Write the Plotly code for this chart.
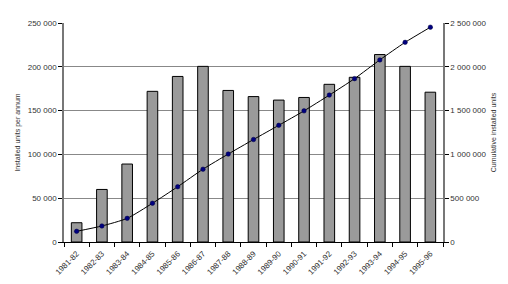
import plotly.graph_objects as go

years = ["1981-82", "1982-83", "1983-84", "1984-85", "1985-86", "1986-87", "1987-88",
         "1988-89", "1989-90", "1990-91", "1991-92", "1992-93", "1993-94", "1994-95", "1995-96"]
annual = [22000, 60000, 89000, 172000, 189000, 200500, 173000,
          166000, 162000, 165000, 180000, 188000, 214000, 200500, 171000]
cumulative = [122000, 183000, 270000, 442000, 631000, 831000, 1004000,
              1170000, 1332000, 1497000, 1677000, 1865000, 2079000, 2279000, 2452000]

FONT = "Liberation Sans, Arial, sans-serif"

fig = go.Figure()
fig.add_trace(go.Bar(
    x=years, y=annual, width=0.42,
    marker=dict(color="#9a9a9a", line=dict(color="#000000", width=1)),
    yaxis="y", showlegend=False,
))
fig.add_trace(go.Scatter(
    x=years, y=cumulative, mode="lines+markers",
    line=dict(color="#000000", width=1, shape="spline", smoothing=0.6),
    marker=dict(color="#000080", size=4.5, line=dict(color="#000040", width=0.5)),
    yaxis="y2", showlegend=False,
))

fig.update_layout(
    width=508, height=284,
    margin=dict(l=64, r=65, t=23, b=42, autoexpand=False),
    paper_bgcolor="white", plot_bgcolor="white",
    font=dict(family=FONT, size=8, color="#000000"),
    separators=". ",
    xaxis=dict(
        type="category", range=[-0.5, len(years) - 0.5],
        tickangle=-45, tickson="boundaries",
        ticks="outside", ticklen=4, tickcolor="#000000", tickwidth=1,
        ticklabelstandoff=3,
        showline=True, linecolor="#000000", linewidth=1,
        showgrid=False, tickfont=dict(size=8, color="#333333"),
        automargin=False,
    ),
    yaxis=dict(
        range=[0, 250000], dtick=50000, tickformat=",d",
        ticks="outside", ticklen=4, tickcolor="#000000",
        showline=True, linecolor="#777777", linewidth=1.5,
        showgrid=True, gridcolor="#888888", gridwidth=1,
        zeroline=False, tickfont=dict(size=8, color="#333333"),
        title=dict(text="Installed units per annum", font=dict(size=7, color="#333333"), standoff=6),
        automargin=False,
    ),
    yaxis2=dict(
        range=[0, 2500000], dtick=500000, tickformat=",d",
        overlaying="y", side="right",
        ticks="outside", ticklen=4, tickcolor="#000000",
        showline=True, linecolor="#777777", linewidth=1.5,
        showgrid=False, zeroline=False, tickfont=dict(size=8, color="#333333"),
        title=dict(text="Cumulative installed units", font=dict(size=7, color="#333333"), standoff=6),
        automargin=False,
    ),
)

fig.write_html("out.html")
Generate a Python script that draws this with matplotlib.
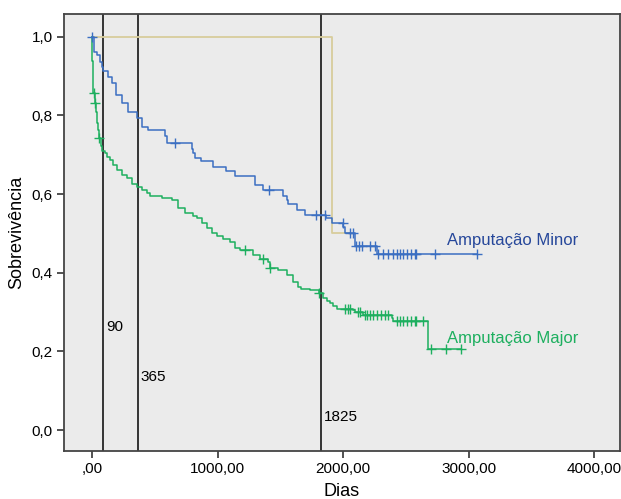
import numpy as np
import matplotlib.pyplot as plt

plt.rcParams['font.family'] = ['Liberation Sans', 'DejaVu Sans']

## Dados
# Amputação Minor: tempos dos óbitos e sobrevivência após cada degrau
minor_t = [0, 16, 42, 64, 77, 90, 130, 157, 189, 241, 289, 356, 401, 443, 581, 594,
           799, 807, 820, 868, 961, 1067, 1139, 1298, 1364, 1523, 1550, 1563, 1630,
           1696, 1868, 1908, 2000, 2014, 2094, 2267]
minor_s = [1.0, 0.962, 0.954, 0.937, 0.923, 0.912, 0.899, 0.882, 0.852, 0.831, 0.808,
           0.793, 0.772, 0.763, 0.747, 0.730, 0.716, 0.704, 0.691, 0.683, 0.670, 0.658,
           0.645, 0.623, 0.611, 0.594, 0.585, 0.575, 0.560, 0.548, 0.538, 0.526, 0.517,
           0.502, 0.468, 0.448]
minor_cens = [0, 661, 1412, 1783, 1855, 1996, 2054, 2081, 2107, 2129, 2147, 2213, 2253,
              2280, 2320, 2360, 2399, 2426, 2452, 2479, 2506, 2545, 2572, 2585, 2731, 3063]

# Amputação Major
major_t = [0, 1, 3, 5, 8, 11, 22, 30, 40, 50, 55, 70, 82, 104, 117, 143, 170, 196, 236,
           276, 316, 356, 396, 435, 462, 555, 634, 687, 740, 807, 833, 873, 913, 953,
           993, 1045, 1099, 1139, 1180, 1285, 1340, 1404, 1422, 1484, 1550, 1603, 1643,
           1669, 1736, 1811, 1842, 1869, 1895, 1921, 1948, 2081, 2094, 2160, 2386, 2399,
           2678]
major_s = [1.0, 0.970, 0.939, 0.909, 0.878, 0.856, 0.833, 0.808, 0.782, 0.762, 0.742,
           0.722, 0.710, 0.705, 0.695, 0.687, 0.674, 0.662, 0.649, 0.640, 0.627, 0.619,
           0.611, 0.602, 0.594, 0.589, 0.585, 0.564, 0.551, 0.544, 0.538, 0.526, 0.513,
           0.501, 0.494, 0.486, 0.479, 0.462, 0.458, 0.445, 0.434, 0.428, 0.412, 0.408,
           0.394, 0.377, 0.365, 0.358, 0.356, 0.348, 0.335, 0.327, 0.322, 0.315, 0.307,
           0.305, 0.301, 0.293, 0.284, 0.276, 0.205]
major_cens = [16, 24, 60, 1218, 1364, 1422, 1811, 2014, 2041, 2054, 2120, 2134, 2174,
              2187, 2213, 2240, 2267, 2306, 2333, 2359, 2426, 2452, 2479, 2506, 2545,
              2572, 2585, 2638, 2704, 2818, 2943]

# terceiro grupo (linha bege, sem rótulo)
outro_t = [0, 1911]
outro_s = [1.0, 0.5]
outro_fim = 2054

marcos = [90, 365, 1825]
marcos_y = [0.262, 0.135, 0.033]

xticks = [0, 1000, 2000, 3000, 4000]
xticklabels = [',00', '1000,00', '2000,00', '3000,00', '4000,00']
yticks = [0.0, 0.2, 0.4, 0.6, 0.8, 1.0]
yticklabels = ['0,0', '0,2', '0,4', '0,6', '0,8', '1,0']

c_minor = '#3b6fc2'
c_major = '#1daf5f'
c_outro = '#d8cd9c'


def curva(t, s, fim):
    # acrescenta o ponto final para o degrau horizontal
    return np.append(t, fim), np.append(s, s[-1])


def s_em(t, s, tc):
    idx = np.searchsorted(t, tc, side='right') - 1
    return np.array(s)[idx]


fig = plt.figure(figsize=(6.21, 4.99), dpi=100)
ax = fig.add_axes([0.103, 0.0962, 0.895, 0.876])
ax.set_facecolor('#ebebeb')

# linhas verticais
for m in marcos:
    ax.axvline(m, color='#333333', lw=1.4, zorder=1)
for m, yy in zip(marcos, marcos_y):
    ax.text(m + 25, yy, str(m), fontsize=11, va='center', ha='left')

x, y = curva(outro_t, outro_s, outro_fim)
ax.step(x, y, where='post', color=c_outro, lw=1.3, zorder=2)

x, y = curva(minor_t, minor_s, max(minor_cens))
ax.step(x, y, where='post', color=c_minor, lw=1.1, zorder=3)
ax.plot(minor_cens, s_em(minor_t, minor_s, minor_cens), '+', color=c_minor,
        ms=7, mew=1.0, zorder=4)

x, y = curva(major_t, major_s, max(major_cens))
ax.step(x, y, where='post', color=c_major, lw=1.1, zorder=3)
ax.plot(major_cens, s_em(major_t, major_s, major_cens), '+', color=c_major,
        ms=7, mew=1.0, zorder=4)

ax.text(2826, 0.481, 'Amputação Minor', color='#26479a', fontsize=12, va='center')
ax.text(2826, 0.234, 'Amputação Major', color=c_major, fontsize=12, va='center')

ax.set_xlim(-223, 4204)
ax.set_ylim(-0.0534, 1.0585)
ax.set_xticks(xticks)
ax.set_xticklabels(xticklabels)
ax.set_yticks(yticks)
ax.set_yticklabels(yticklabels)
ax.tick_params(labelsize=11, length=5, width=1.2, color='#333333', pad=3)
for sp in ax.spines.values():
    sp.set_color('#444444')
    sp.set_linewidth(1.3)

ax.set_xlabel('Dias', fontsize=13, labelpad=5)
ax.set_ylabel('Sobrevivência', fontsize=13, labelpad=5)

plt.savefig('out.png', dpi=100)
----------
Exercise description
Skip the pictures. Set down only the lines from the one containing "Generate a Python" through the one containing "2585, 2731, 3063]", exactly as they appear, ends included.

Output of the exercise
Generate a Python script that draws this with matplotlib.
import numpy as np
import matplotlib.pyplot as plt

plt.rcParams['font.family'] = ['Liberation Sans', 'DejaVu Sans']

## Dados
# Amputação Minor: tempos dos óbitos e sobrevivência após cada degrau
minor_t = [0, 16, 42, 64, 77, 90, 130, 157, 189, 241, 289, 356, 401, 443, 581, 594,
           799, 807, 820, 868, 961, 1067, 1139, 1298, 1364, 1523, 1550, 1563, 1630,
           1696, 1868, 1908, 2000, 2014, 2094, 2267]
minor_s = [1.0, 0.962, 0.954, 0.937, 0.923, 0.912, 0.899, 0.882, 0.852, 0.831, 0.808,
           0.793, 0.772, 0.763, 0.747, 0.730, 0.716, 0.704, 0.691, 0.683, 0.670, 0.658,
           0.645, 0.623, 0.611, 0.594, 0.585, 0.575, 0.560, 0.548, 0.538, 0.526, 0.517,
           0.502, 0.468, 0.448]
minor_cens = [0, 661, 1412, 1783, 1855, 1996, 2054, 2081, 2107, 2129, 2147, 2213, 2253,
              2280, 2320, 2360, 2399, 2426, 2452, 2479, 2506, 2545, 2572, 2585, 2731, 3063]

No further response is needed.